On Today's GBR Announcement at Bella Bella
by Ingmar Lee
January 30, 2016
I spent 21 years of my life planting trees. I have planted more than a million trees and supervised the planting of ten million more. I have crawled through the entrails of once ancient forests all across BC and Alberta planting trees.
I am not under any illusion that treeplanting, as a PR facet of industrial logging, replaces what is lost when a primaeval forest is destroyed.
I love primaeval forest.
Humanity, for the most part evolved under a lush forest canopy, as symbiotic participants in the ever unfolding evolution of their biodiversity.
More recently, deserts began appearing across this planet, as forests were mowed back to make way for "civilization."
In the epicentre of every desert, there is a failed human enterprise which metastasized and consumed itself to extinction.
I began planting trees 37 years ago, and contrary to the oft-repeated promise of "sustained yield" forestry, -where a watershed would be logged according to an 80 year "rotation" -that is, having started in at "tidewater" 1/80th would be taken every year, so having made it to the end of the valley after 80 years, then they could start at the beginning again- trees that I planted are being logged today. And as they always take out the biggest and best timber first, Big Logging keeps on cutting down the timber profile into ever more inaccessible, marginal and younger forests.
In the Lillooet area, where I ended my career, having exhausted all the forest within 3 hours of town, the cutting face was up in the subalpine parkland, where they were mowing into 300-year-old spruce stands, with trees only 1 foot diameter at the butt. Recently I visited Merritt, where the mill yard is loaded with logs barely the size of fenceposts.
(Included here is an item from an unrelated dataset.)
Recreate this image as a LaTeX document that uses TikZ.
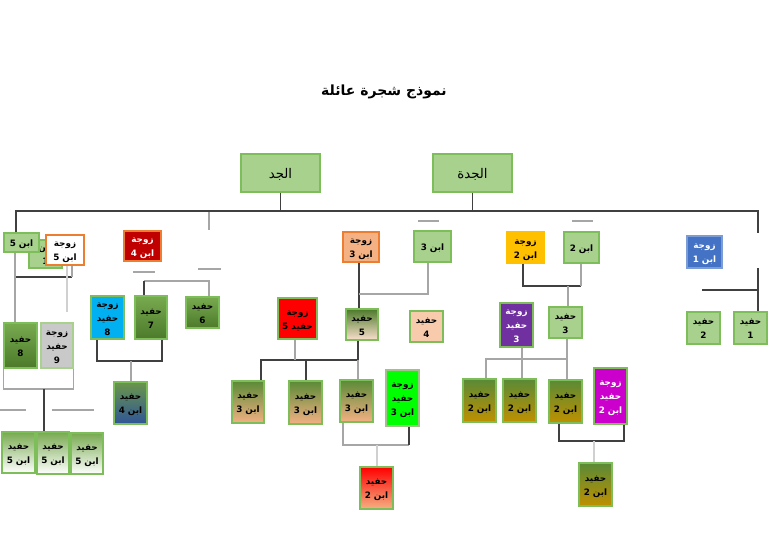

On this planet, primaeval forest has been virtually exterminated. Almost daily we hear of yet another forest-dependent mega-fauna extinction. Just to the south of here on Vancouver Island, industry is not only finishing off the final veterans of its once stupendous primaeval forest, but is cutting down through the age profile of all of its subsequent-growth, post-primaeval forest at a most voracious rate, with a majority of the logs being exported in the round, as raw logs. Currently in Japan, British Columbia logs are milled there, and the planks are sold in lumberyards cheaper than they can be bought right here.
I mourn for the tragic, wanton, wasteful loss of these magnificent forests.
I'm not fooled by government/industry promises, or "world-class" Great Bear Rainforest agreements. I watched today as Premier Christy Clark and her entourage of professional environmentalist Greenwashers announced their latest "groundbreaking" agreement which will see 2,000,000 cubic metres a year, for 10 years of primaeval forest helicoptered out, and exported away from here. I kept my mouth shut, out of deference and respect for the Heiltsuk leadership and I accept their difficult decision.
Personally, I have no confidence at all in "Ecosystem-Based-Management" or its Forest Ethics/Greenpeace/Sierra Club and Big Logging architects.
I believe that, bottom line, it is unethical to destroy any more primaeval forest on this planet. Such forest is at the zenith of its evolutionary, primordial complexity, and already, what shockingly little remains of primaeval forest on Earth already mourns the loss of its apex inhabitant, the human element which has now virtually disappeared from its whelm.
Humans are now completely alienated from their once forested home. I feel so sorry and helpless that I cannot do more to preserve these irreplaceable places.
Ingmar
1 comment:
First Nations are not in an equitable position; they are not today fit to make deals effecting the future of the greater environment.
These "negotiations" with FN's, and we see them in every jurisdiction, are like offering a starving child a sandwich in exchange for their birthright. It can't be justified, and in a fair court any deals struck under such circumstance could not be deemed legitimate.
We of a certain age grew up with the myths of Chief Seattle and Grey Wolf. The nineteenth century European writers and painters depicted "New World" inhabitants as "noble savages" who lived in a different way, and claimed to not own land, but be possessed by it. Clearly, these fantasies served only their authors; but if First Nations' rights are to mean anything, and they must if they are to be used as sanction to violate the inviolate: the ancient forests, streams, rivers, and coastal ecosystems, then shouldn't those First people first exercise true ownership of those lands; shouldn't they first be fairly compensated for what has already been taken out of their territories these last centuries?
Should not their coffers and longhouses be filled with silver and gold, precious timber, furs, fish, mother of pearl, and a fair share of the rest of the riches the settlers have wrought? Then perhaps ask the First people, "Will you allow we take away the first forests and all its creatures, flora and fauna, for handfuls of paper and empty promises?"
As for the "Green" people brokering these deals; I wish for them that they may find a planet of their own to feel at home on.